Shinique Smith simultaneously explores ritual and belonging; Smith’s work creates a visual vocabulary rooted in personal histories, material consumption, and monumental abstractions. Among many recent museum solo exhibitions is Shinique Smith: Stargazers at the Nerman Museum of Contemporary Art. Smith’s work has been exhibited at The Brooklyn Museum, The Los Angeles County Museum of Art, MoMA P.S. 1, and Hauser and Wirth, among many others. Her work is in the permanent collections of The Studio Museum in Harlem, The Rubell Museum, The Whitney Museum of American Art, and the Library of Congress, among others.
Vaughn Spann received his BFA from Rutgers University and his MFA from Yale School of Art. In a body of work situated at the precipice between personal and collective experience, Vaughn Spann produces distinctly textured paintings and sculptures where form gives way to feeling. Spann’s work is currently on view in museum exhibitions at ICA Miami, de la Cruz Museum, UBS Art Gallery in New York, Rubell Museum, and many others. Vaughn Spann’s work is in the collection of UBS, High Museum, ICA Miami, Hirshhorn Museum & Sculpture Garden, Hammer Museum LA, Indianapolis Museum of Art, among many others.

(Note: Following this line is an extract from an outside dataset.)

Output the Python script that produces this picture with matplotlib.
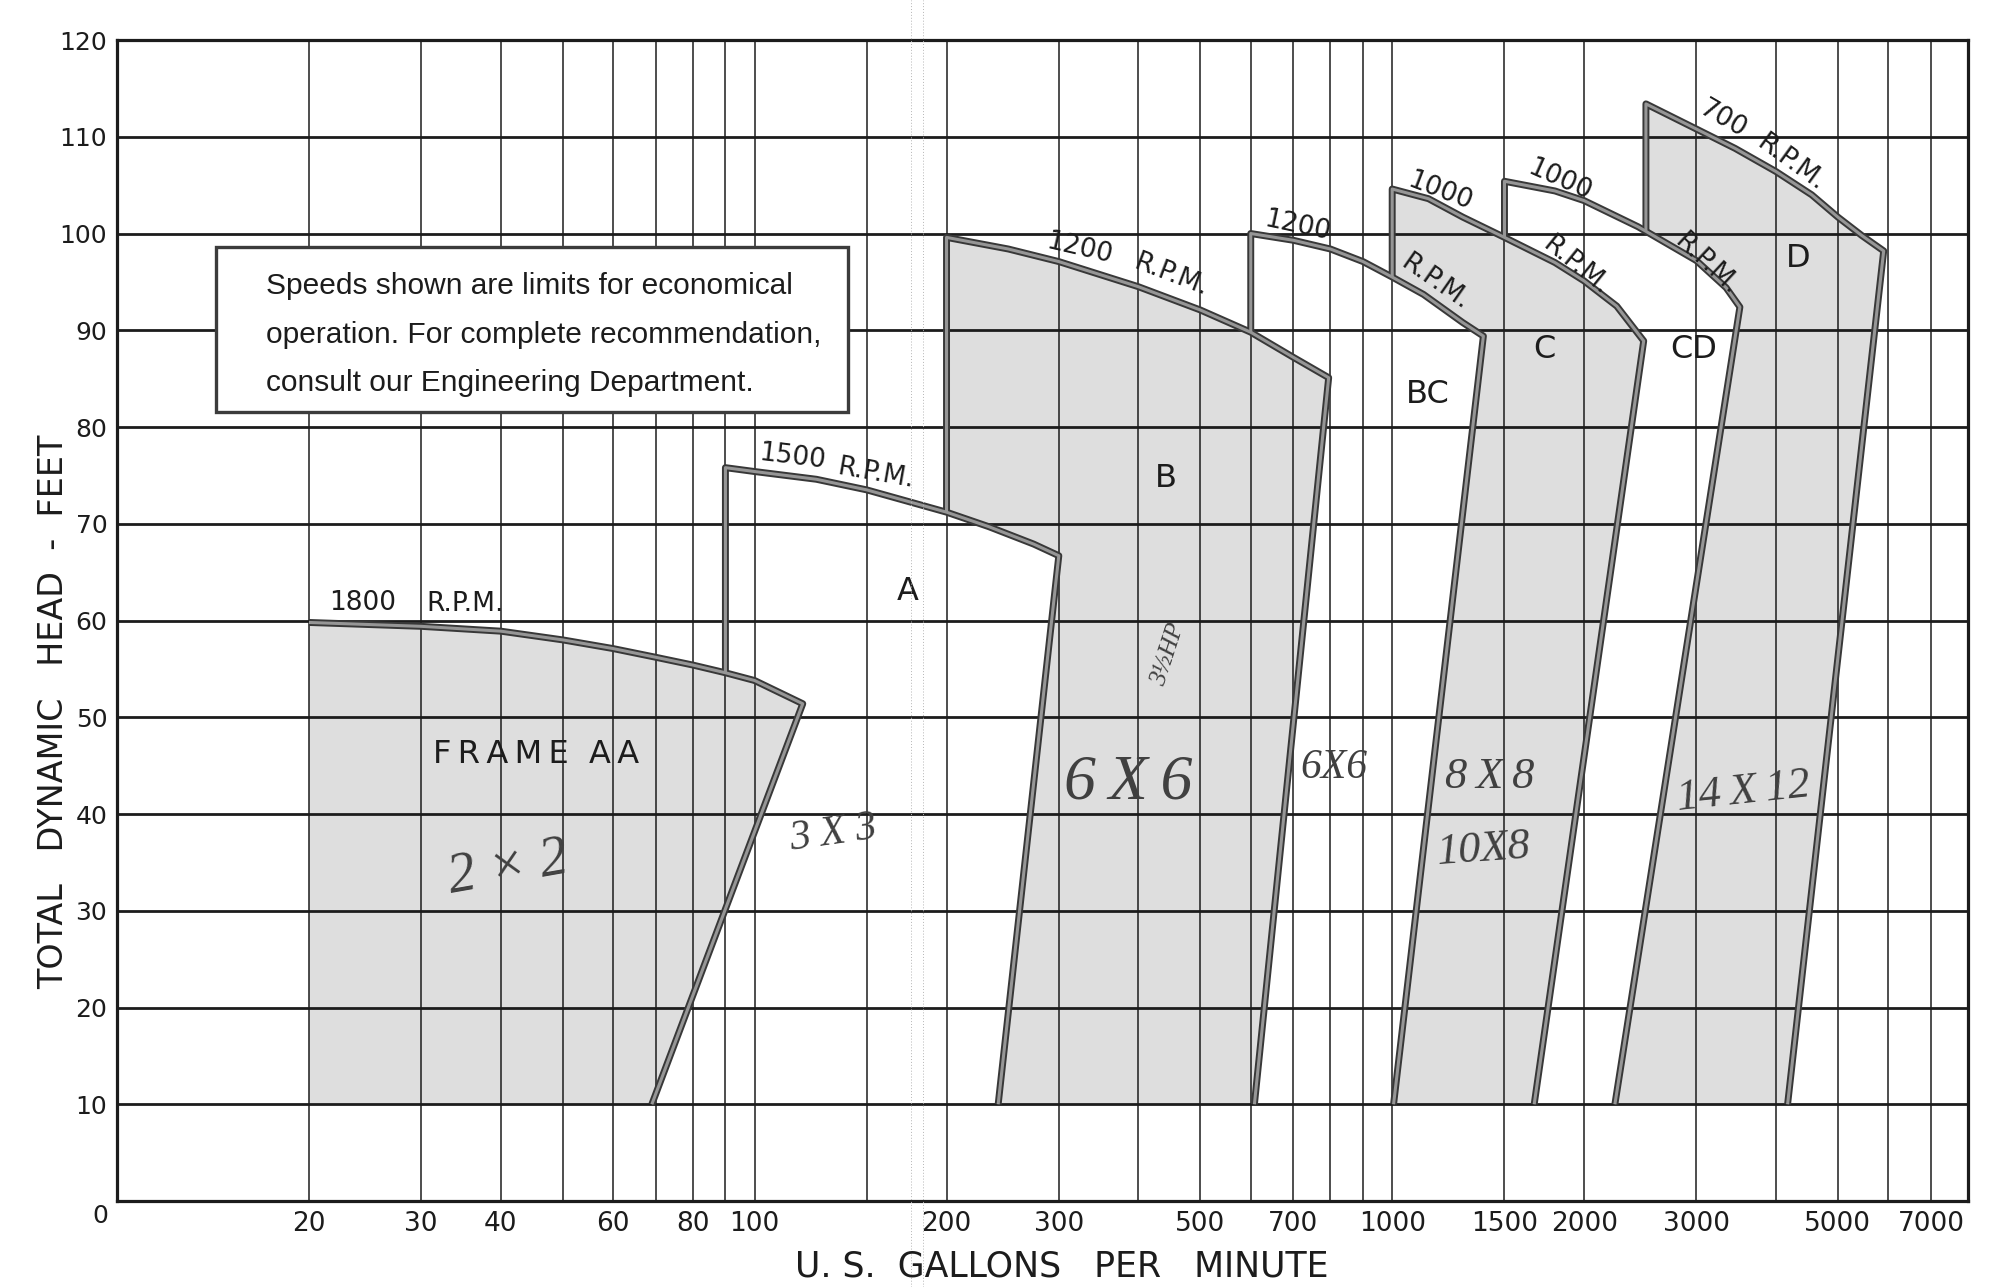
import matplotlib
matplotlib.use("Agg")
import matplotlib.pyplot as plt
from matplotlib.patches import Rectangle
from matplotlib.lines import Line2D
from matplotlib.ticker import NullLocator

# chart grid and tick labels (gallons per minute, log scale; head in feet)
gpm_grid = [20, 30, 40, 50, 60, 70, 80, 90, 100, 150, 200, 300, 400, 500, 600,
            700, 800, 900, 1000, 1500, 2000, 3000, 4000, 5000, 6000, 7000]
head_grid = [10, 20, 30, 40, 50, 60, 70, 80, 90, 100, 110]
x_ticks = [20, 30, 40, 60, 80, 100, 200, 300, 500, 700, 1000, 1500, 2000, 3000, 5000, 7000]
y_ticks = [10, 20, 30, 40, 50, 60, 70, 80, 90, 100, 110, 120]

# frame limits: top curve (gpm, head), foot of the right edge at 10 ft,
# and the head where the left wall meets the previous frame's curve
aa_gpm = [20, 30, 40, 50, 60, 70, 80, 90, 100, 119]
aa_head = [59.8, 59.4, 58.9, 58.0, 57.1, 56.2, 55.4, 54.6, 53.8, 51.4]
aa_foot = 69

a_gpm = [90, 100, 125, 150, 200, 233, 274, 300]
a_head = [75.8, 75.4, 74.6, 73.5, 71.2, 69.7, 67.9, 66.7]
a_foot = 241
a_wall = 54.6

b_gpm = [200, 250, 300, 400, 500, 600, 700, 795]
b_head = [99.6, 98.4, 97.1, 94.5, 92.1, 89.8, 87.2, 85.1]
b_foot = 608
b_wall = 71.2

bc_gpm = [600, 700, 800, 900, 1000, 1120, 1290, 1390]
bc_head = [100.0, 99.3, 98.4, 97.1, 95.5, 93.7, 90.8, 89.4]
bc_foot = 1005
bc_wall = 89.8

c_gpm = [1000, 1140, 1290, 1500, 1800, 2000, 2250, 2480]
c_head = [104.6, 103.6, 101.7, 99.6, 97.0, 95.1, 92.5, 88.9]
c_foot = 1670
c_wall = 95.5

cd_gpm = [1500, 1800, 2000, 2430, 3000, 3340, 3510]
cd_head = [105.4, 104.4, 103.4, 100.7, 97.2, 94.4, 92.4]
cd_foot = 2235
cd_wall = 99.6

d_gpm = [2500, 3000, 3450, 4000, 4550, 5000, 5450, 5900]
d_head = [113.4, 110.8, 108.8, 106.4, 104.0, 101.7, 99.8, 98.2]
d_foot = 4170
d_wall = 100.3

# region letters and speed labels: (text, gpm, head, rotation)
frame_labels = [("F\u2009R\u2009A\u2009M\u2009E  A\u2009A", 45.5, 46.2),
                ("A", 174, 63.0), ("B", 441, 74.7), ("BC", 1136, 83.4),
                ("C", 1733, 88.0), ("CD", 2970, 88.0), ("D", 4330, 97.4)]
rpm_labels = [("1800", 24.3, 61.8, 0), ("R.P.M.", 35.1, 61.7, 0),
              ("1500", 114.5, 76.9, -7), ("R.P.M.", 154.7, 75.2, -10),
              ("1200", 323, 98.4, -13), ("R.P.M.", 450, 95.7, -21),
              ("1200", 710, 100.8, -12), ("R.P.M.", 1169, 94.9, -35),
              ("1000", 1186, 104.3, -21), ("R.P.M.", 1940, 96.6, -39),
              ("1000", 1833, 105.5, -24), ("R.P.M.", 3108, 96.8, -43),
              ("700", 3310, 111.8, -30), ("R.P.M.", 4220, 107.3, -36)]
# pencil notes written on the sheet: (text, gpm, head, size, rotation)
pencil_notes = [("2 \u00d7 2", 41, 34.3, 40, 10), ("3 X 3", 133, 38.0, 30, 8),
                ("6\u2009X\u20096", 385, 43.2, 46, 0), ("6X6", 810, 44.8, 30, 0),
                ("8\u2009X\u20098", 1420, 43.8, 32, 0), ("10X8", 1390, 36.3, 32, 4),
                ("14\u2009X\u200912", 3560, 42.3, 32, 6), ("3\u00bdHP", 445, 56.5, 18, 72)]

note_lines = ["Speeds shown are limits for economical",
              "operation. For complete recommendation,",
              "consult our Engineering Department."]

ink = "#1c1c1c"
shade = "#dedede"
edge_dark = "#383838"
edge_mid = "#969696"

fig = plt.figure(figsize=(20, 12.87), dpi=100)
ax = fig.add_axes([0.0585, 0.0668, 0.9255, 0.9021])
ax.set_xscale("log")
ax.set_xlim(10, 8000)
ax.set_ylim(0, 120)

for g in gpm_grid:
    ax.axvline(g, color=ink, lw=1.1, zorder=1)
for h in head_grid:
    ax.axhline(h, color=ink, lw=2.0, zorder=1)

frames = [
    (aa_gpm, aa_head, aa_foot, None, True),
    (a_gpm, a_head, a_foot, a_wall, False),
    (b_gpm, b_head, b_foot, b_wall, True),
    (bc_gpm, bc_head, bc_foot, bc_wall, False),
    (c_gpm, c_head, c_foot, c_wall, True),
    (cd_gpm, cd_head, cd_foot, cd_wall, False),
    (d_gpm, d_head, d_foot, d_wall, True),
]

# shaded frames: own top and right edge, then back along the previous frame
for i, (gx, hy, foot, wall, shaded) in enumerate(frames):
    if not shaded:
        continue
    if wall is None:
        px = gx + [foot, gx[0]]
        py = hy + [10, 10]
    else:
        qx, qy, qfoot = frames[i - 1][0], frames[i - 1][1], frames[i - 1][2]
        back = [(x, y) for x, y in zip(qx, qy) if x > gx[0]][::-1]
        px = gx + [foot, qfoot] + [p[0] for p in back] + [gx[0]]
        py = hy + [10, 10] + [p[1] for p in back] + [wall]
    ax.fill(px, py, color=shade, lw=0, zorder=0.5)

# outlines of every frame, drawn as a hollow heavy line
for gx, hy, foot, wall, shaded in frames:
    if wall is None:
        lx, ly = gx + [foot], hy + [10]
    else:
        lx, ly = [gx[0]] + gx + [foot], [wall] + hy + [10]
    ax.plot(lx, ly, color=edge_dark, lw=5.0, solid_joinstyle="round",
            solid_capstyle="butt", zorder=3)
    ax.plot(lx, ly, color=edge_mid, lw=2.2, solid_joinstyle="round",
            solid_capstyle="butt", zorder=3.1)

for txt, x, y in frame_labels:
    ax.text(x, y, txt, fontsize=23, color=ink, ha="center", va="center", zorder=4)
for txt, x, y, rot in rpm_labels:
    ax.text(x, y, txt, fontsize=19, color=ink, ha="center", va="center",
            rotation=rot, rotation_mode="anchor", zorder=4)
for txt, x, y, size, rot in pencil_notes:
    ax.text(x, y, txt, fontsize=size, color="#404040", family="Liberation Serif",
            style="italic", ha="center", va="center", rotation=rot, zorder=4)

# note box
ax.add_patch(Rectangle((14.3, 81.6), 140 - 14.3, 98.65 - 81.6, facecolor="white",
                       edgecolor="#3c3c3c", lw=2.4, zorder=5))
for k, line in enumerate(note_lines):
    ax.text(17.1, 93.7 - 5.0 * k, line, fontsize=21.5, color=ink,
            family="Liberation Sans", ha="left", va="baseline", zorder=6)

ax.set_xticks(x_ticks)
ax.set_xticklabels([str(v) for v in x_ticks])
ax.xaxis.set_minor_locator(NullLocator())
ax.set_yticks(y_ticks)
ax.set_yticklabels([str(v) for v in y_ticks])
ax.tick_params(axis="x", length=0, pad=7, labelsize=19, labelcolor=ink)
ax.tick_params(axis="y", length=0, pad=7, labelsize=18, labelcolor=ink)
ax.annotate("0", xy=(0, 0), xycoords="axes fraction", xytext=(-6.5, -11),
            textcoords="offset points", ha="right", va="center", fontsize=18, color=ink)
for s in ax.spines.values():
    s.set_linewidth(2.3)
    s.set_color(ink)

fig.text(0.531, 0.0163, "U. S.  GALLONS   PER   MINUTE", fontsize=25, color=ink,
         ha="center", va="center")
fig.text(0.027, 0.447, "TOTAL   DYNAMIC   HEAD  -  FEET", fontsize=24, color=ink,
         ha="center", va="center", rotation=90)

# fold mark of the scanned sheet
for fx in (0.4555, 0.4615):
    fig.add_artist(Line2D([fx, fx], [0, 1], transform=fig.transFigure,
                          color="#b5b5b5", lw=0.7, ls=(0, (1, 2))))

fig.savefig("out.png", dpi=100, facecolor="white")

Yesiyu Zhao received his BFA from the School of Visual Arts in New York and his MFA from SUNY Purchase. Zhao’s work is currently on view in “There is Always One Direction”, a group exhibition at the de la Cruz Museum, as well as a solo exhibition at David Castillo. Drawing from personal experiences of migration, American and Chinese histories, as well as longstanding societal norms of gendering bodies, the artist’s visual language foregrounds the liberating capacities of art to overturn conventions and celebrate the overlooked. This past Summer, Zhao’s work was featured in the groundbreaking, “At the Table” exhibition and auction, at Christie’s, New York.